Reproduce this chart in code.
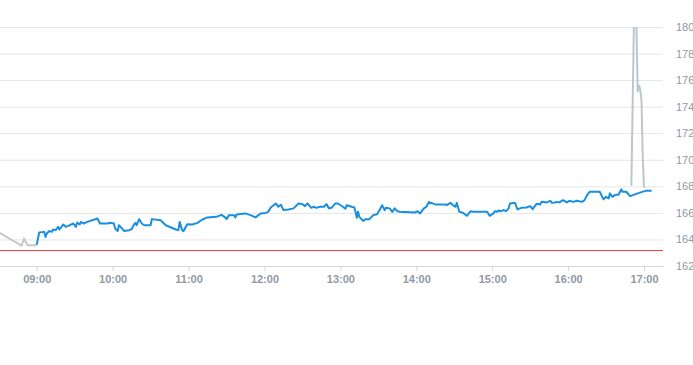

---

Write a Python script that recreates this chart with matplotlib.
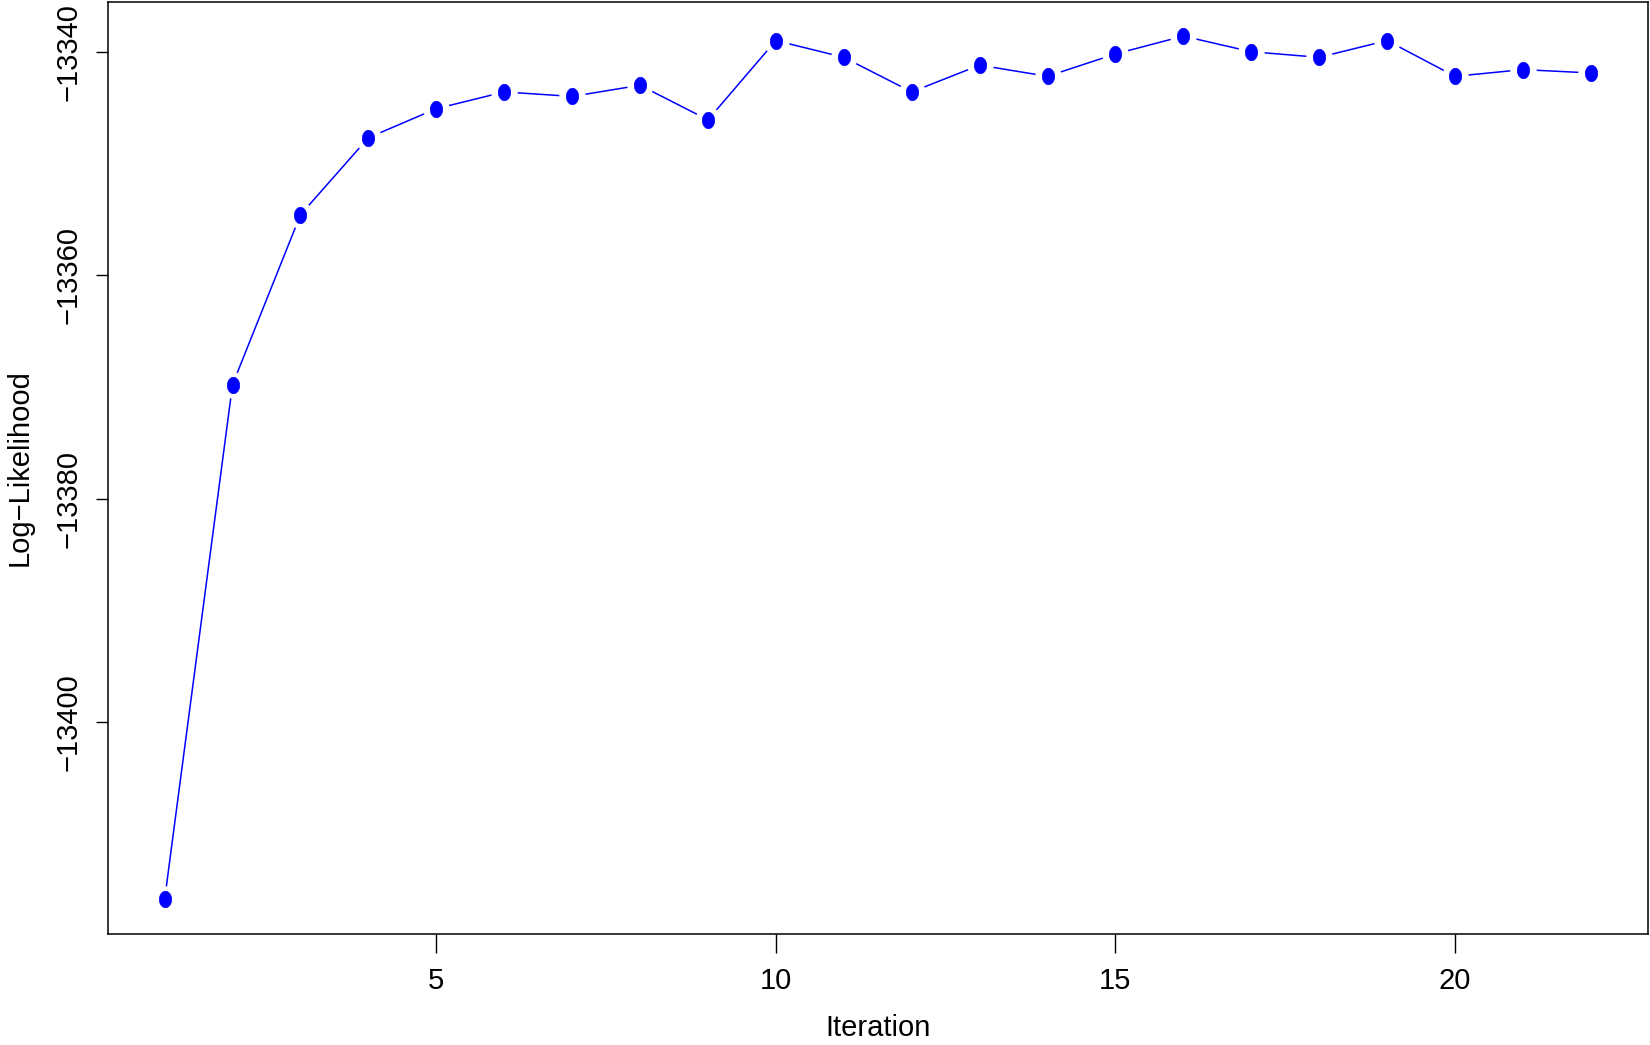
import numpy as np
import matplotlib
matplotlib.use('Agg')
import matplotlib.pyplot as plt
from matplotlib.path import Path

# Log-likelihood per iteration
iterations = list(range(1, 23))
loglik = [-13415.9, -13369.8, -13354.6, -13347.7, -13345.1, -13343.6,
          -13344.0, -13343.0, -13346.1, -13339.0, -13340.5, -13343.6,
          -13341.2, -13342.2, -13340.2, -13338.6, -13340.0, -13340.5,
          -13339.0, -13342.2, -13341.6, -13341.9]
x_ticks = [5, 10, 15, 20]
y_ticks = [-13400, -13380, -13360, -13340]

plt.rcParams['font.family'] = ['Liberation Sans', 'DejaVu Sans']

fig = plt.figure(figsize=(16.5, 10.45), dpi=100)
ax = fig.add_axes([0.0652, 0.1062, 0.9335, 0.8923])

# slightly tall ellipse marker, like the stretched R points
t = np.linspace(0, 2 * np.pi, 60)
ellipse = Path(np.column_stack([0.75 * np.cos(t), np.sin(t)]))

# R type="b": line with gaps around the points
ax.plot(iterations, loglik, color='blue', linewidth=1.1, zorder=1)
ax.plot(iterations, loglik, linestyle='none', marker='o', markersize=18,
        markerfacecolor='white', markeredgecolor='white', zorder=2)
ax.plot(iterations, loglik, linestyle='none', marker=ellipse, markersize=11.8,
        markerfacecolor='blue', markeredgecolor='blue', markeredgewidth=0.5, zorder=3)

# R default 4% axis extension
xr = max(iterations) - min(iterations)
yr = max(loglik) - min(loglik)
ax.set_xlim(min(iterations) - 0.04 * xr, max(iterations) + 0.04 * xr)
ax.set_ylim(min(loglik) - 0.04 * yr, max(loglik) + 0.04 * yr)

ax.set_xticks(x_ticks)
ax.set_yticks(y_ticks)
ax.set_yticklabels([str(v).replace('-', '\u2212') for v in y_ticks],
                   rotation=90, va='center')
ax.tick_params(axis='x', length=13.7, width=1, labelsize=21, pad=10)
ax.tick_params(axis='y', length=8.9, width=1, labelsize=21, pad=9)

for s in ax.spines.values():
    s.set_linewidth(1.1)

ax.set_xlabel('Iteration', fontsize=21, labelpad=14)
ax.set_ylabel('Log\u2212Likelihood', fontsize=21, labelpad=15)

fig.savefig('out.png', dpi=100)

**THE PROBLEM**
Go up to the line with "Write a Python" and retype exactly from there through the line with "from matplotlib.path import Path". Leave out pictures.

**SOLUTION TO THIS PROBLEM**
Write a Python script that recreates this chart with matplotlib.
import numpy as np
import matplotlib
matplotlib.use('Agg')
import matplotlib.pyplot as plt
from matplotlib.path import Path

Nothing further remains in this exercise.